A Turncoats Thoughts On: Flavoured Gin
Turncoat Gin’s head distiller-turned-rebel gives his two cents on the finer details of flavoured gin
‘Got any flavoured gin?’ It’s an oft-repeated question, one that’s likely met with a fair bit of eye-rolling and tongue-biting by your local bartender. That’s fair. After all, flavoured gin was seen as a little gimmicky for the longest time; a novel but ultimately overpowering affair with enough sugar in it to rot a tooth or two. But there is a charm and a nuance to a gin that embraces new flavours beyond the botanical.

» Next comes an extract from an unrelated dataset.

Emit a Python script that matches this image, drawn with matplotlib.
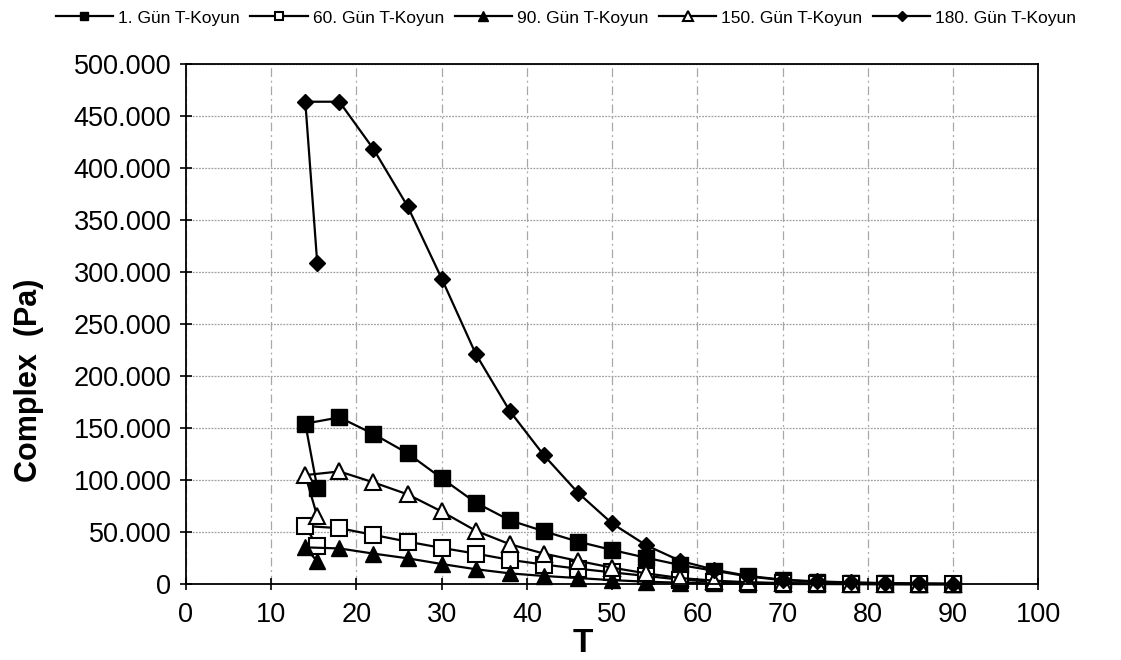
import matplotlib
matplotlib.use("Agg")
import matplotlib.pyplot as plt
from matplotlib.ticker import FuncFormatter, MultipleLocator

plt.rcParams['font.family'] = ['Liberation Sans', 'DejaVu Sans']

# Temperature (°C); the first reading was taken at 15.4 before the 14 °C start
T = [15.4, 14, 18, 22, 26, 30, 34, 38, 42, 46, 50, 54, 58, 62, 66, 70, 74, 78, 82, 86, 90]

series_labels = ['1. Gün T-Koyun', '60. Gün T-Koyun', '90. Gün T-Koyun',
                 '150. Gün T-Koyun', '180. Gün T-Koyun']

# Complex modulus (Pa)
gun1 = [93000, 154500, 160500, 144500, 126000, 102000, 78500, 61500, 51000, 41000,
        33000, 25500, 18500, 13000, 7500, 4000, 2500, 1500, 1000, 700, 500]
gun60 = [36500, 56000, 54000, 47500, 41000, 35000, 29500, 23500, 19000, 15000,
         11500, 8000, 4500, 2500, 1500, 800, 500, 300, 200, 150, 100]
gun90 = [22000, 35500, 34500, 29500, 25000, 19500, 14500, 10500, 8000, 6000,
         4000, 2500, 1500, 800, 500, 300, 200, 150, 100, 80, 50]
gun150 = [65500, 105000, 108500, 98000, 86500, 70000, 51500, 38500, 29500, 22500,
          16000, 10500, 6000, 3500, 2000, 1200, 800, 500, 300, 200, 150]
gun180 = [309000, 464000, 464000, 418500, 363500, 294000, 221500, 166500, 124000, 88000,
          58500, 37500, 22500, 14000, 8000, 4500, 2800, 1800, 1200, 800, 500]

fig = plt.figure(figsize=(11.21, 6.6), dpi=100)
ax = fig.add_axes([0.1659, 0.1147, 0.7603, 0.7879])

styles = [
    dict(marker='s', ms=11, mfc='black', mec='black'),
    dict(marker='s', ms=11, mfc='white', mec='black', mew=1.5),
    dict(marker='^', ms=12, mfc='black', mec='black'),
    dict(marker='^', ms=12, mfc='white', mec='black', mew=1.5),
    dict(marker='D', ms=8.5, mfc='black', mec='black'),
]
for vals, lab, st in zip([gun1, gun60, gun90, gun150, gun180], series_labels, styles):
    ax.plot(T, vals, color='black', lw=1.6, label=lab, clip_on=False, **st)

ax.set_xlim(0, 100)
ax.set_ylim(0, 500000)
ax.xaxis.set_major_locator(MultipleLocator(10))
ax.yaxis.set_major_locator(MultipleLocator(50000))


def thousands(v, pos):
    return f"{v:,.0f}".replace(',', '.')


ax.yaxis.set_major_formatter(FuncFormatter(thousands))

ax.tick_params(axis='both', direction='inout', length=9, width=1.2,
               labelsize=19.5, colors='black')
ax.tick_params(axis='x', pad=8)
ax.tick_params(axis='y', pad=6)

for s in ax.spines.values():
    s.set_linewidth(1.3)
    s.set_color('black')

ax.grid(axis='y', color='#a0a0a0', linestyle=(0, (1.5, 1)), linewidth=0.9)
ax.grid(axis='x', color='#a8a8a8', linestyle=(0, (7, 3, 1.5, 3)), linewidth=0.9)
ax.set_axisbelow(True)

ax.set_xlabel('T', fontsize=24, fontweight='bold')
ax.xaxis.set_label_coords(0.466, -0.085)
ax.set_ylabel('Complex  (Pa)', fontsize=22, fontweight='bold')
ax.yaxis.set_label_coords(-0.166, 0.393)

fig.legend(loc='upper center', bbox_to_anchor=(0.505, 1.0), ncol=5, frameon=False,
           fontsize=12.5, markerscale=0.55, handlelength=3.3, handletextpad=0.3,
           columnspacing=0.6, borderaxespad=0.2)

fig.savefig('out.png', dpi=100)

We like to think of our humble collection of gins as a celebration of that charm and nuance. Our Cascade Gin is a big, bold blend of pine, citrus, and floral notes. Our Dragon Tears Gin is a full bodied but naturally sweet jasmine infusion. Our latest gin, Our Man in Sicily, is a light, lemon-forward affair fit for the warmer months.
But here’s the thing: We don’t flavour our gins. Not to sound too pretentious, but it’s a point well worth making. So I’ll say it again: We don’t flavour our gins. We simply distil them with a range of botanicals. That’s what creates our flavours.
How does that differ from the mainstream, you ask? Well, what most large-scale distilleries do – and this is by no means a criticism (who knows, maybe we’ll do it one day) – is mass produce a base gin. They make stockpiles of the stuff, and then add their new range of flavours after-the-fact.
That’s not how we do things. Each of our gins is totally bespoke. Tailor-made. They wouldn’t work any other way. Take Our man in Sicily, for example. Lemons are pretty difficult to deal with at the forefront of a gin: You either overdo it and wind up with a limoncello, or else risk drowning the subtle lemon notes in juniper. Bottom line? We have to tweak the botanicals in each expression to tease out the desired notes. No shoehorning of flavours, no mass batching of base spirits, just good, old small-batch distillation.
Why do we do it this way? Well, for one thing, we’re tiny: We simply don’t have the space for all that base gin. But to be honest, that’s exactly how we like it. It keeps our eyes on the finer details and it lets us maintain that charm and nuance we care so much about.
It’s a funny thing, talking about yourself. Sometimes, showing pride in your own product means inadvertently judging someone else’s. Again, that’s not how we do things. It’s not about being pretentious. It’s not about pontificating or lecturing. And it’s certainly not about criticising others. After all, small-batch or big-box, local or international, flavoured or infused, we all share the same space on the shelf.